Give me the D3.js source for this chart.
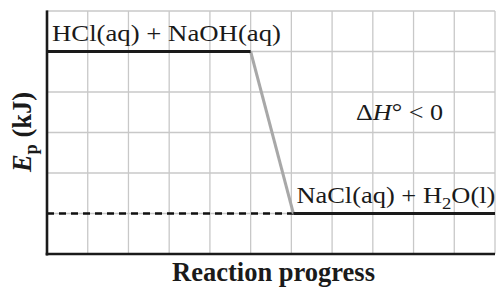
<!DOCTYPE html>
<html>
<head>
<meta charset="utf-8">
<script src="https://cdn.jsdelivr.net/npm/d3@7"></script>
<style>
  body { margin: 0; background: #fff; }
  svg { display: block; font-family: "Liberation Serif", "Times New Roman", serif; }
</style>
</head>
<body>
<div id="chart"></div>
<script>
// Energy levels (grid units) and progress points
var progress = [0, 5, 6.05, 11];
var energy   = [5, 5, 1, 1];
var gridX = [1, 2, 3, 4, 5, 6, 7, 8, 9, 10, 11];
var gridY = [1, 2, 3, 4, 5, 6];
var reactantLabel = "HCl(aq) + NaOH(aq)";
var productLabel = ["NaCl(aq) + H", "2", "O(l)"];

// Set margin parameters
var W = 496, H = 287;
var margin = {top: 11, right: 1, bottom: 33, left: 47};

var x = d3.scaleLinear().domain([0, 11]).range([margin.left, W - margin.right]);
var y = d3.scaleLinear().domain([0, 6]).range([H - margin.bottom, margin.top]);

var svg = d3.select('#chart').append('svg')
    .attr('width', W)
    .attr('height', H);

// grid
svg.append('g').selectAll('line.v')
    .data(gridX).enter().append('line')
    .attr('x1', function(d) { return x(d); })
    .attr('x2', function(d) { return x(d); })
    .attr('y1', y(0)).attr('y2', y(6))
    .attr('stroke', '#c8c8c8').attr('stroke-width', 1.3);

svg.append('g').selectAll('line.h')
    .data(gridY).enter().append('line')
    .attr('y1', function(d) { return y(d); })
    .attr('y2', function(d) { return y(d); })
    .attr('x1', x(0)).attr('x2', x(11))
    .attr('stroke', '#c8c8c8').attr('stroke-width', 1.3);

// dashed product level reference
svg.append('line')
    .attr('x1', x(progress[0])).attr('x2', x(progress[2]))
    .attr('y1', y(energy[2])).attr('y2', y(energy[2]))
    .attr('stroke', '#111').attr('stroke-width', 2.5)
    .attr('stroke-dasharray', '7,5');

// transition (grey)
svg.append('line')
    .attr('x1', x(progress[1])).attr('y1', y(energy[1]))
    .attr('x2', x(progress[2])).attr('y2', y(energy[2]))
    .attr('stroke', '#a8a8a8').attr('stroke-width', 3);

// reactant level
svg.append('line')
    .attr('x1', x(progress[0])).attr('x2', x(progress[1]))
    .attr('y1', y(energy[0])).attr('y2', y(energy[1]))
    .attr('stroke', '#1a1a1a').attr('stroke-width', 3.2);

// product level
svg.append('line')
    .attr('x1', x(progress[2])).attr('x2', x(progress[3]))
    .attr('y1', y(energy[2])).attr('y2', y(energy[3]))
    .attr('stroke', '#1a1a1a').attr('stroke-width', 3.2);

// axes
svg.append('line')
    .attr('x1', x(0)).attr('x2', x(0))
    .attr('y1', y(6) - 0.6).attr('y2', y(0) + 1.5)
    .attr('stroke', '#1a1a1a').attr('stroke-width', 2.6);
svg.append('line')
    .attr('x1', x(0) - 1.3).attr('x2', x(11))
    .attr('y1', y(0)).attr('y2', y(0))
    .attr('stroke', '#1a1a1a').attr('stroke-width', 2.6);

// level labels
svg.append('text')
    .attr('x', x(0) + 5).attr('y', y(energy[0]) - 11)
    .attr('font-size', 24).attr('fill', '#1a1a1a')
    .attr('textLength', 229).attr('lengthAdjust', 'spacingAndGlyphs')
    .text(reactantLabel);

var prod = svg.append('text')
    .attr('x', x(progress[2]) + 3).attr('y', y(energy[2]) - 11)
    .attr('font-size', 24).attr('fill', '#1a1a1a')
    .attr('textLength', 199).attr('lengthAdjust', 'spacingAndGlyphs');
prod.append('tspan').text(productLabel[0]);
prod.append('tspan').attr('font-size', 17).attr('dy', 6).text(productLabel[1]);
prod.append('tspan').attr('dy', -6).text(productLabel[2]);

var dh = svg.append('text')
    .attr('x', 356).attr('y', 120)
    .attr('font-size', 24).attr('fill', '#1a1a1a')
    .attr('textLength', 87).attr('lengthAdjust', 'spacingAndGlyphs');
dh.append('tspan').text('Δ');
dh.append('tspan').attr('font-style', 'italic').text('H');
dh.append('tspan').text('° < 0');

// axis titles
svg.append('text')
    .attr('x', 172).attr('y', 281)
    .attr('font-size', 27).attr('font-weight', 'bold').attr('fill', '#1a1a1a')
    .attr('textLength', 203).attr('lengthAdjust', 'spacingAndGlyphs')
    .text('Reaction progress');

var yl = svg.append('text')
    .attr('transform', 'translate(31,172) rotate(-90)')
    .attr('font-size', 27).attr('font-weight', 'bold').attr('fill', '#1a1a1a')
    .attr('textLength', 80).attr('lengthAdjust', 'spacingAndGlyphs');
yl.append('tspan').attr('font-style', 'italic').text('E');
yl.append('tspan').attr('font-size', 19).attr('dy', 6).text('p');
yl.append('tspan').attr('dy', -6).text(' (kJ)');
</script>
</body>
</html>
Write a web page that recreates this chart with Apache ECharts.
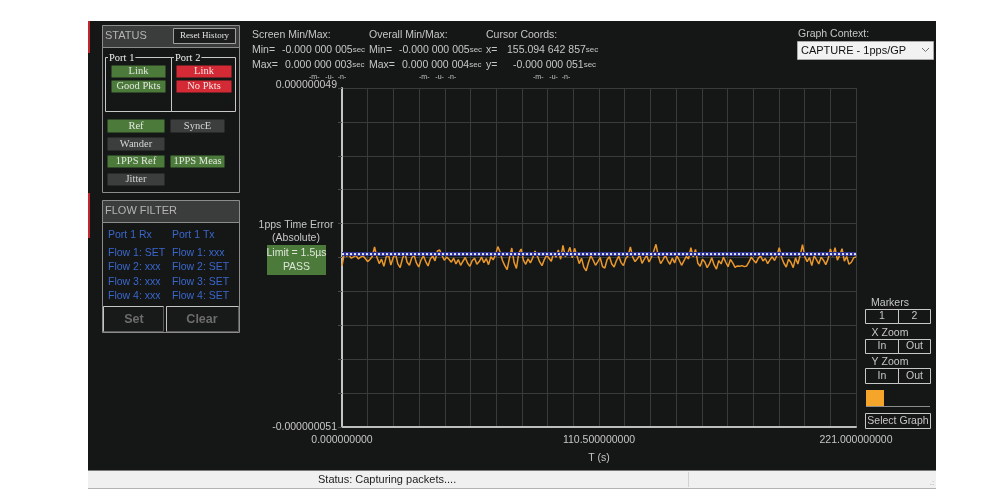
<!DOCTYPE html>
<html>
<head>
<meta charset="utf-8">
<title>1pps Time Error</title>
<script src="https://cdn.jsdelivr.net/npm/echarts@6.0.0/dist/echarts.min.js"></script>
<style>
  html, body { margin: 0; padding: 0; background: #fff; }
  #main { width: 1005px; height: 496px; }
</style>
</head>
<body>
<div id="main"></div>
<script>
// time error samples, ns, one per second
var timeErrorNs = [
  -3.5, 0.2, -0.6, -0.3, -1.2, -0.8, -0.4, -1.4, -0.9, -0.5,
  -1.3, -2.2, -1.6, -0.7, 2.1, -0.9, -2.8, -1.5, -3.6, -0.8,
  -0.2, -3.2, -1.0, 0.1, -2.9, -4.0, -1.3, 0.4, -2.4, -3.3,
  -1.1, -0.3, -2.6, -3.8, -1.7, -0.5, -2.2, -3.5, -1.4, -0.6,
  -2.0, 0.9, 1.2, -0.4, -1.8, -0.9, -1.5, -2.4, -1.2, -2.9,
  -1.6, -3.3, -2.1, -1.0, -2.7, -3.6, -1.9, -1.2, -3.0, -2.2,
  -0.9, -2.5, -1.3, -3.1, -0.8, -1.7, -0.2, 2.2, 0.6, -1.9,
  -3.4, -4.6, -1.2, 1.8, -2.5, -4.2, 0.3, 1.5, -1.8, -3.0,
  -1.4, -2.6, -1.1, 0.9, -0.6, -2.3, -3.4, -1.6, -0.3, -1.2,
  -2.1, 0.4, -0.9, 1.2, -1.5, 2.6, -0.7, 0.2, 2.0, -1.1,
  1.7, -0.5, -2.8, -1.2, -3.9, -4.9, -2.4, -0.4, -1.8, -3.3,
  -2.2, -1.0, -3.7, -4.1, -1.6, -0.8, -2.9, -3.8, -1.9, -0.6,
  -2.5, -3.4, -1.3, -0.5, 2.1, -0.9, -2.2, -1.4, -0.2, -2.7,
  -1.5, -0.4, -2.3, -1.0, 0.8, 2.9, -0.6, -2.8, -1.7, -0.3,
  -1.9, -3.0, -1.2, -2.6, -0.5, -1.8, -3.3, -2.0, -0.7, -1.4,
  1.9, -0.8, 1.4, -2.7, -3.6, -1.5, -2.3, -4.0, -2.8, -1.1,
  -3.2, -4.4, -1.9, -2.9, -0.9, -2.4, -3.7, -1.6, -2.6, -3.9,
  -3.5, -3.6, -3.4, -3.7, -3.5, -2.3, -0.9, -1.8, -2.6, -1.2,
  -0.6, -2.0, -1.3, -2.8, -1.7, -0.8, -1.9, -0.4, 1.9, -1.0,
  -2.7, -3.8, -1.5, -2.4, -4.0, -1.1, -2.9, -0.3, 2.8, -0.8,
  -2.2, -1.0, -3.4, -0.5, -1.6, -2.9, -0.9, -1.8, -3.1, -1.4,
  1.5, -0.6, 1.9, -1.8, -0.3, 1.6, -2.1, -0.7, -3.0, -2.4,
  -1.1, -0.8
];
var samplePeriodSec = 1;
var refLevelNs = 0;
var refSpanSec = [0, 221];

// axes
var xMinSec = 0, xMaxSec = 221, xStepSec = 11.05;
var yMinNs = -51, yMaxNs = 49;
var xTickLabels = ['0.000000000', '110.500000000', '221.000000000'];
var xTickValues = [0, 110.5, 221];
var yTickLabels = ['-0.000000051', '0.000000049'];

var BG = '#151616';
var GRID = '#393a3a';
var TXT = '#c6c6c6';
var GREEN = '#4b7a3b';
var RED = '#d42a35';
var GRAYBTN = '#3c3d3d';
var BLUE = '#3a67cc';
var SANS = 'Liberation Sans';
var SERIF = 'Liberation Serif';

var graphics = [];

function rect(x, y, w, h, fill, stroke, z) {
  graphics.push({
    type: 'rect', z: z == null ? -10 : z, silent: true,
    shape: { x: x, y: y, width: w, height: h },
    style: { fill: fill || 'none', stroke: stroke || 'none', lineWidth: 1 }
  });
}
function line(x1, y1, x2, y2, color, z) {
  graphics.push({
    type: 'line', z: z == null ? -5 : z, silent: true,
    shape: { x1: x1, y1: y1, x2: x2, y2: y2 },
    style: { stroke: color, lineWidth: 1 }
  });
}
function text(x, y, str, size, color, opts) {
  opts = opts || {};
  var st = {
    text: str,
    fill: color,
    font: (opts.weight || 'normal') + ' ' + size + 'px "' + (opts.family || SANS) + '"',
    textAlign: opts.align || 'left',
    textVerticalAlign: 'middle'
  };
  if (opts.bg) { st.backgroundColor = opts.bg; st.padding = [0, 1]; }
  if (opts.rich) st.rich = opts.rich;
  graphics.push({ type: 'text', z: 5, silent: true, x: x, y: y, style: st });
}
function button(x, y, w, h, label, fill, color, size, family, stroke) {
  rect(x + 0.5, y + 0.5, w, h, fill, stroke || 'none', -4);
  text(x + w / 2 + 0.5, y + h / 2 + 0.5, label, size, color, { align: 'center', family: family });
}

// dark app window + status bar
rect(88, 21, 848, 449, BG, null, -20);
rect(88, 21, 2, 32, '#c1272d', null, -19);
rect(88, 193, 2, 45, '#c1272d', null, -19);
rect(88, 470, 848, 19, '#f0f0f0', null, -19);
line(88, 470.5, 936, 470.5, '#7a7a7a');
line(88, 488.5, 936, 488.5, '#b4b4b4');
line(688.5, 472, 688.5, 487, '#d2d2d2');
text(318, 480, 'Status: Capturing packets....', 11, '#1c1c1c');
text(932, 483, '.:', 8, '#9a9a9a', { align: 'center' });

// STATUS panel
rect(102.5, 25.5, 137, 22, '#3b3c3c', '#8c8c8c', -8);
rect(102.5, 47.5, 137, 145, 'none', '#8c8c8c', -8);
text(105, 36, 'STATUS', 11, '#b4b4b4');
button(173, 28, 62, 15, 'Reset History', '#1d1e1e', '#e4e4e4', 9, SERIF, '#a0a0a0');
rect(105.5, 57.5, 66, 54, 'none', '#c8c8c8', -8);
rect(171.5, 57.5, 64, 54, 'none', '#c8c8c8', -8);
text(108, 58, 'Port 1', 10.5, '#f0f0f0', { family: SERIF, bg: BG });
text(174, 58, 'Port 2', 10.5, '#f0f0f0', { family: SERIF, bg: BG });
button(111, 65, 54, 12, 'Link', GREEN, '#e4e8e0', 10.5, SERIF);
button(111, 80, 54, 12, 'Good Pkts', GREEN, '#e4e8e0', 10.5, SERIF);
button(176, 65, 55, 12, 'Link', RED, '#f4e4e4', 10.5, SERIF);
button(176, 80, 55, 12, 'No Pkts', RED, '#f4e4e4', 10.5, SERIF);
button(107, 119, 57, 13, 'Ref', GREEN, '#e4e8e0', 10.5, SERIF);
button(170, 119, 54, 13, 'SyncE', GRAYBTN, '#d6d6d6', 10.5, SERIF);
button(107, 137, 57, 13, 'Wander', GRAYBTN, '#d6d6d6', 10.5, SERIF);
button(107, 155, 57, 12, '1PPS Ref', GREEN, '#e4e8e0', 10.5, SERIF);
button(170, 155, 54, 12, '1PPS Meas', GREEN, '#e4e8e0', 10.5, SERIF);
button(107, 173, 57, 12, 'Jitter', GRAYBTN, '#d6d6d6', 10.5, SERIF);

// FLOW FILTER panel
rect(102.5, 200.5, 137, 22, '#3b3c3c', '#8c8c8c', -8);
rect(102.5, 222.5, 137, 110, 'none', '#8c8c8c', -8);
text(105, 211, 'FLOW FILTER', 11, '#b4b4b4');
var flowRows = [235, 253, 267, 282, 296];
var flowLeft = ['Port 1 Rx', 'Flow 1: SET', 'Flow 2: xxx', 'Flow 3: xxx', 'Flow 4: xxx'];
var flowRight = ['Port 1 Tx', 'Flow 1: xxx', 'Flow 2: SET', 'Flow 3: SET', 'Flow 4: SET'];
flowRows.forEach(function (y, i) {
  text(108, y, flowLeft[i], 10.5, BLUE);
  text(172, y, flowRight[i], 10.5, BLUE);
});
rect(103.5, 306.5, 60, 25, '#181919', '#5a5a5a', -8);
rect(166.5, 306.5, 72, 25, '#181919', '#5a5a5a', -8);
line(103.5, 306.5, 163.5, 306.5, '#c4c4c4');
line(103.5, 306.5, 103.5, 331.5, '#c4c4c4');
line(166.5, 306.5, 238.5, 306.5, '#c4c4c4');
line(166.5, 306.5, 166.5, 331.5, '#c4c4c4');
text(134, 320, 'Set', 12.5, '#6c6c6c', { align: 'center', weight: 'bold' });
text(202, 320, 'Clear', 12.5, '#6c6c6c', { align: 'center', weight: 'bold' });

// readouts above the plot
var secRich = { v: { fontSize: 10.5, fontFamily: SANS, color: TXT }, s: { fontSize: 8, fontFamily: SANS, color: TXT } };
function readout(x, y, val) {
  text(x, y, '{v|' + val + '}{s|sec}', 10.5, TXT, { rich: secRich });
}
text(252, 35, 'Screen Min/Max:', 10.5, TXT);
text(369, 35, 'Overall Min/Max:', 10.5, TXT);
text(486, 35, 'Cursor Coords:', 10.5, TXT);
text(252, 50, 'Min=', 10.5, TXT);
readout(282, 50, '-0.000 000 005');
text(369, 50, 'Min=', 10.5, TXT);
readout(399, 50, '-0.000 000 005');
text(486, 50, 'x=', 10.5, TXT);
readout(507, 50, '155.094 642 857');
text(252, 65, 'Max=', 10.5, TXT);
readout(285, 65, '0.000 000 003');
text(369, 65, 'Max=', 10.5, TXT);
readout(402, 65, '0.000 000 004');
text(486, 65, 'y=', 10.5, TXT);
readout(513, 65, '-0.000 000 051');
[309, 419, 533].forEach(function (x) {
  text(x, 77.5, '-m-   -u-  -n-', 7, TXT);
});

// graph context selector
text(798, 34, 'Graph Context:', 10.5, TXT);
rect(797.5, 41.5, 136, 18, '#f2f2f2', '#a8a8a8', -8);
text(801, 50.5, 'CAPTURE - 1pps/GP', 11, '#111');
graphics.push({
  type: 'polyline', z: 5, silent: true,
  shape: { points: [[922, 48], [925.5, 51.5], [929, 48]] },
  style: { stroke: '#707070', fill: 'none', lineWidth: 1 }
});

// y label + limit box
text(296, 225, '1pps Time Error', 10.5, TXT, { align: 'center' });
text(296, 238.5, '(Absolute)', 10.5, TXT, { align: 'center' });
rect(267, 245, 59, 30, GREEN, null, -8);
text(296.5, 253.5, 'Limit = 1.5\u00b5s', 10.5, '#dfe6d8', { align: 'center' });
text(296.5, 267, 'PASS', 10.5, '#dfe6d8', { align: 'center' });

// right side controls
var BTN = '#c8c8c8';
text(890, 303, 'Markers', 10.5, TXT, { align: 'center' });
button(865, 309, 33, 14, '1', 'none', TXT, 10.5, SANS, BTN);
button(898, 309, 32, 14, '2', 'none', TXT, 10.5, SANS, BTN);
text(890, 333, 'X Zoom', 10.5, TXT, { align: 'center' });
button(865, 339, 33, 14, 'In', 'none', TXT, 10.5, SANS, BTN);
button(898, 339, 32, 14, 'Out', 'none', TXT, 10.5, SANS, BTN);
text(890, 362, 'Y Zoom', 10.5, TXT, { align: 'center' });
button(865, 368, 33, 15, 'In', 'none', TXT, 10.5, SANS, BTN);
button(898, 368, 32, 15, 'Out', 'none', TXT, 10.5, SANS, BTN);
rect(866, 390, 18, 16, '#f5a52a', null, -8);
line(866, 406.5, 930, 406.5, '#8c8c8c');
button(865, 413, 65, 15, 'Select Graph', 'none', TXT, 10.5, SANS, BTN);

// series data
var tracePoints = timeErrorNs.map(function (v, i) { return [i * samplePeriodSec, v]; });
var refPoints = refSpanSec.map(function (t) { return [t, refLevelNs]; });

function near(a, b) { return Math.abs(a - b) < 1e-6; }

var chart = echarts.init(document.getElementById('main'), null, { renderer: 'canvas' });
chart.setOption({
  backgroundColor: '#ffffff',
  animation: false,
  grid: { left: 342, top: 88, width: 514, height: 339, containLabel: false },
  xAxis: [
    {
      type: 'value', min: xMinSec, max: xMaxSec, interval: xStepSec,
      axisLine: { lineStyle: { color: '#bdbdbd', width: 2 } },
      axisTick: { show: false },
      splitLine: { lineStyle: { color: GRID, width: 1 } },
      axisLabel: {
        color: TXT, fontSize: 10.5, fontFamily: SANS, margin: 8,
        showMinLabel: true, showMaxLabel: true,
        formatter: function (v) {
          for (var i = 0; i < xTickValues.length; i++) {
            if (near(v, xTickValues[i])) return xTickLabels[i];
          }
          return '';
        }
      },
      name: 'T (s)', nameLocation: 'middle', nameGap: 26,
      nameTextStyle: { color: TXT, fontSize: 10.5, fontFamily: SANS }
    },
    {
      type: 'value', min: xMinSec, max: xMaxSec, interval: xStepSec * 2, position: 'bottom',
      axisLine: { show: false },
      axisTick: { show: true, length: 3, lineStyle: { color: '#5a5a5a' } },
      axisLabel: { show: false },
      splitLine: { show: false }
    }
  ],
  yAxis: [
    {
      type: 'value', min: 0, max: 100, interval: 10,
      axisLine: { show: true, lineStyle: { color: '#c4c4c4', width: 2 } },
      axisTick: { show: true, length: 4, lineStyle: { color: '#4a4a4a' } },
      axisLabel: { show: false },
      splitLine: { lineStyle: { color: GRID, width: 1 } }
    },
    {
      type: 'value', min: yMinNs, max: yMaxNs, position: 'left',
      axisLine: { show: false },
      axisTick: { show: false },
      splitLine: { show: false },
      axisLabel: {
        color: TXT, fontSize: 10.5, fontFamily: SANS, margin: 5, lineHeight: 6,
        showMinLabel: true, showMaxLabel: true,
        formatter: function (v) {
          if (near(v, yMaxNs)) return yTickLabels[1] + '\n ';
          if (near(v, yMinNs)) return yTickLabels[0];
          return '';
        }
      }
    }
  ],
  series: [
    {
      name: 'time error', type: 'line', yAxisIndex: 1, data: tracePoints,
      symbol: 'none', silent: true, z: 3,
      lineStyle: { color: '#ea982c', width: 1.5 }
    },
    {
      name: 'ref', type: 'line', yAxisIndex: 1, data: refPoints,
      symbol: 'none', silent: true, z: 4,
      lineStyle: { color: '#2e3290', width: 4 }
    },
    {
      name: 'ref dash', type: 'line', yAxisIndex: 1, data: refPoints,
      symbol: 'none', silent: true, z: 5,
      lineStyle: { color: '#e6e6f2', width: 2, type: [2, 2] }
    }
  ],
  graphic: graphics
});
</script>
</body>
</html>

- Instructions for the task
From the listing above, copy every line that includes the word "this".

- Complete response
Give me the D3.js source for this chart.
Write a web page that recreates this chart with Apache ECharts.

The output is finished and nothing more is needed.